We do get a few minutes with Alice and we finally get to meet the adult Mouse after seeing him for just a few seconds last week. As usual, the minutes with Alice on-screen are some of the strongest in the episode. Mouse might be even further gone than Alice; while Alice has her sister and father chasing her, Mouse has no one but Alice. The two have a twisted relationship built on manipulation. Mouse is a tool for Alice to get what she wants (such as Bat-armor penetrating technology, in this case). Alice is a security blanket for Mouse, and he regards any attention she gives Kate jealously.
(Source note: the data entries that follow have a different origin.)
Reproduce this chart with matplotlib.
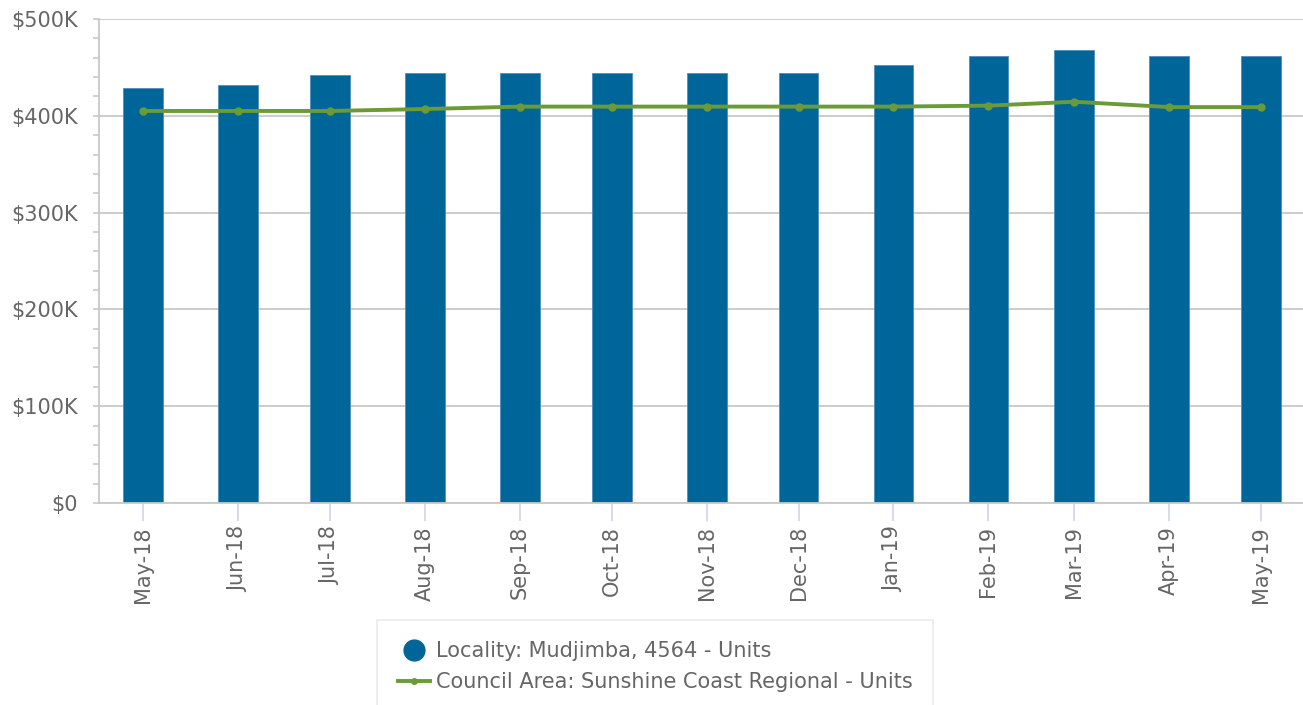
import matplotlib
matplotlib.use("Agg")
import matplotlib.pyplot as plt
import matplotlib.dates as mdates
from matplotlib.lines import Line2D
from matplotlib.ticker import FuncFormatter, MultipleLocator
import datetime as dt

months = ["2018-05", "2018-06", "2018-07", "2018-08", "2018-09", "2018-10", "2018-11",
          "2018-12", "2019-01", "2019-02", "2019-03", "2019-04", "2019-05"]
locality_values = [429000, 432000, 442000, 444000, 444000, 444000, 444000,
                   444000, 452000, 462000, 468000, 462000, 462000]
council_values = [405000, 405000, 405000, 407000, 409500, 409500, 409500,
                  409500, 409500, 410500, 414500, 409000, 409000]
locality_label = "Locality: Mudjimba, 4564 - Units"
council_label = "Council Area: Sunshine Coast Regional - Units"

dates = [dt.datetime.strptime(m + "-01", "%Y-%m-%d") for m in months]

bar_color = "#006699"
line_color = "#6b9b37"
text_color = "#666666"
grid_color = "#c8c8c8"
fs = 15

fig = plt.figure(figsize=(13.03, 7.05), dpi=100)
ax = fig.add_axes([99 / 1303, 1 - 503 / 705, 1 - 99 / 1303, (503 - 19) / 705])

ax.bar(dates, locality_values, width=13.0, color=bar_color, edgecolor="#4d8fbd",
       linewidth=0.6, zorder=2)
ax.plot(dates, council_values, color=line_color, linewidth=2.8, marker="o",
        markersize=5, zorder=3)

ax.set_ylim(0, 500000)
ax.set_xlim(dates[0] - dt.timedelta(days=14.4), dates[-1] + dt.timedelta(days=13.7))

ax.yaxis.set_major_locator(MultipleLocator(100000))
ax.yaxis.set_minor_locator(MultipleLocator(20000))
ax.yaxis.set_major_formatter(FuncFormatter(lambda v, p: "$0" if v == 0 else f"${int(v/1000)}K"))
ax.grid(axis="y", which="major", color=grid_color, linewidth=1.3, zorder=0)
ax.set_axisbelow(True)

ax.set_xticks(dates)
ax.xaxis.set_major_formatter(mdates.DateFormatter("%b-%y"))
ax.tick_params(axis="x", which="major", length=13, width=1.2, color="#ccd6eb",
               labelsize=fs, labelcolor=text_color, rotation=90, pad=3.6)
ax.tick_params(axis="y", which="both", length=4.5, width=1.2, color=grid_color,
               labelsize=fs, labelcolor=text_color, pad=11)

for s in ["top", "right"]:
    ax.spines[s].set_visible(False)
ax.spines["left"].set_color(grid_color)
ax.spines["left"].set_linewidth(1.3)
ax.spines["bottom"].set_color(grid_color)
ax.spines["bottom"].set_linewidth(1.3)

handles = [
    Line2D([], [], linestyle="none", marker="o", markersize=15, color=bar_color),
    Line2D([], [], color=line_color, linewidth=2.8, marker="o", markersize=4),
]
leg = fig.legend(handles, [locality_label, council_label], loc="upper center",
                 bbox_to_anchor=(0.503, 1 - 620 / 705), frameon=True, fontsize=fs,
                 labelcolor=text_color, handlelength=1.5, handletextpad=0.3,
                 borderpad=1.0, labelspacing=0.55, fancybox=False, borderaxespad=0)
leg.get_frame().set_edgecolor("#e6e6e6")
leg.get_frame().set_linewidth(1.2)

fig.savefig("out.png", dpi=100)
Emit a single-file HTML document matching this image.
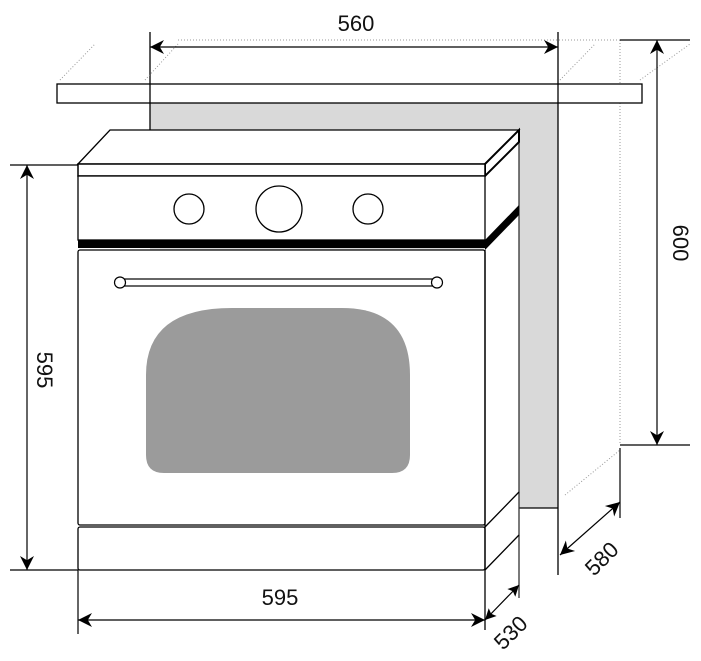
<!DOCTYPE html>
<html><head><meta charset="utf-8"><style>
html,body{margin:0;padding:0;background:#fff;}
svg{display:block;}
text{font-family:"Liberation Sans",sans-serif;font-size:22px;fill:#111;}
</style></head><body>
<svg width="701" height="661" viewBox="0 0 701 661" xmlns="http://www.w3.org/2000/svg">
<defs>
<marker id="a" viewBox="0 0 10 10" refX="10" refY="5" markerWidth="14" markerHeight="11" orient="auto-start-reverse" markerUnits="userSpaceOnUse"><path d="M0,0 L10,5 L0,10 L2,5 z" fill="#000"/></marker>
<marker id="b" viewBox="0 0 10 10" refX="10" refY="5" markerWidth="20" markerHeight="14" orient="auto-start-reverse" markerUnits="userSpaceOnUse"><path d="M0,0 L10,5 L0,10 L3,5 z" fill="#000"/></marker>
</defs>
<rect x="150" y="103" width="408" height="405" fill="#d9d9d9"/>
<line x1="150" y1="32" x2="150" y2="130" stroke="#000" stroke-width="1.3"/>
<line x1="558" y1="32" x2="558" y2="575" stroke="#000" stroke-width="1.3"/>
<line x1="512" y1="508" x2="558" y2="508" stroke="#000" stroke-width="1.2"/>
<g stroke="#999" stroke-width="1" stroke-dasharray="1,2" fill="none">
<line x1="178" y1="40" x2="620" y2="40"/>
<line x1="620" y1="40" x2="620" y2="445"/>
<line x1="60" y1="80" x2="95" y2="44"/>
<line x1="145" y1="80" x2="178" y2="44"/>
<line x1="560" y1="80" x2="595" y2="44"/>
<line x1="640" y1="80" x2="690" y2="44"/>
<line x1="565" y1="495" x2="620" y2="450"/>
</g>
<rect x="57" y="84" width="585" height="19" fill="#fff" stroke="#000" stroke-width="1.3"/>
<line x1="150" y1="84" x2="150" y2="103" stroke="#000" stroke-width="1.3"/>
<line x1="558" y1="84" x2="558" y2="103" stroke="#000" stroke-width="1.3"/>
<polygon points="485,164 519,130 519,598 485,630" fill="#fff" stroke="none"/>
<line x1="519" y1="130" x2="519" y2="598" stroke="#333" stroke-width="1.3"/>
<polygon points="78,164 110,130 519,130 485,164" fill="#fff" stroke="#000" stroke-width="1.3"/>
<polygon points="485,164 519,130 519,142 485,176" fill="#fff" stroke="#000" stroke-width="2"/>
<rect x="78" y="164" width="407" height="12" fill="#fff" stroke="#000" stroke-width="1.5"/>
<rect x="78" y="176" width="407" height="64" fill="#fff" stroke="#000" stroke-width="1.3"/>
<rect x="78" y="240" width="407" height="8" fill="#000"/>
<polygon points="485,240 519,205 519,215 485,250" fill="#000"/>
<circle cx="189" cy="209" r="15" fill="#fff" stroke="#000" stroke-width="1.3"/>
<circle cx="279" cy="209" r="23" fill="#fff" stroke="#000" stroke-width="1.3"/>
<circle cx="368" cy="209" r="15" fill="#fff" stroke="#000" stroke-width="1.3"/>
<rect x="78" y="250" width="407" height="275" rx="2" fill="#fff" stroke="#000" stroke-width="1.3"/>
<rect x="120" y="279" width="317" height="7" fill="#fff" stroke="#000" stroke-width="1.2"/>
<circle cx="120" cy="282.5" r="5.5" fill="#fff" stroke="#000" stroke-width="1.2"/>
<circle cx="437" cy="282.5" r="5.5" fill="#fff" stroke="#000" stroke-width="1.2"/>
<path d="M146,455 L146,375 Q146,308 232,308 L342,308 Q410,308 410,375 L410,455 Q410,473 392,473 L164,473 Q146,473 146,455 z" fill="#9b9b9b"/>
<rect x="78" y="527" width="407" height="43" rx="2" fill="#fff" stroke="#000" stroke-width="1.3"/>
<line x1="485" y1="250" x2="485" y2="630" stroke="#000" stroke-width="1.3"/>
<line x1="485" y1="527" x2="519" y2="492" stroke="#000" stroke-width="1.3"/>
<line x1="485" y1="570" x2="519" y2="535" stroke="#000" stroke-width="1.3"/>
<g stroke="#000" stroke-width="1.2">
<line x1="150" y1="47" x2="558" y2="47" marker-start="url(#b)" marker-end="url(#b)"/>
<line x1="620" y1="40" x2="690" y2="40"/>
<line x1="620" y1="445" x2="690" y2="445"/>
<line x1="657" y1="40" x2="657" y2="445" marker-start="url(#b)" marker-end="url(#b)"/>
<line x1="10" y1="165" x2="78" y2="165"/>
<line x1="10" y1="570" x2="78" y2="570"/>
<line x1="27" y1="165" x2="27" y2="570" marker-start="url(#b)" marker-end="url(#b)"/>
<line x1="78" y1="570" x2="78" y2="634"/>
<line x1="78" y1="620" x2="485" y2="620" marker-start="url(#b)" marker-end="url(#b)"/>
<line x1="485" y1="620" x2="519" y2="585" marker-start="url(#a)" marker-end="url(#a)"/>
<line x1="620" y1="448" x2="620" y2="518"/>
<line x1="560" y1="555" x2="620" y2="502" marker-start="url(#b)" marker-end="url(#b)"/>
</g>
<text x="356" y="31" text-anchor="middle">560</text>
<text x="280" y="605" text-anchor="middle">595</text>
<text transform="translate(37,370) rotate(90)" text-anchor="middle">595</text>
<text transform="translate(673,243) rotate(90)" text-anchor="middle">600</text>
<text transform="translate(516,638) rotate(-45)" text-anchor="middle">530</text>
<text transform="translate(607,564) rotate(-45)" text-anchor="middle">580</text>
</svg>
</body></html>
In a chilling exchange, Mouse manipulates Alice into admitting that Kate is Batwoman, and Alice seems genuinely shaken both that Mouse manipulated her and that he knows the truth. Alice tells him, though that he won’t have to share her with Kate but rather that they will share Kate. Ew.

What comes next?

Again, Alice is the best part of Batwoman right now. She’s creepy, exciting, and complex. She absolutely owns every scene she’s in. So what is the show going to do once Alice is gone? Because at the pace that thing are going, Alice’s story arc can’t go on for too much longer. Without her, the show could lose a lot of steam. That means that Ruby and the Batwoman writers are going to have to work extra hard at filling out Batwoman as a character to make her a star that can hang without help from her destined villain.

I have faith that Batwoman can do that, but it still has to prove itself in that way.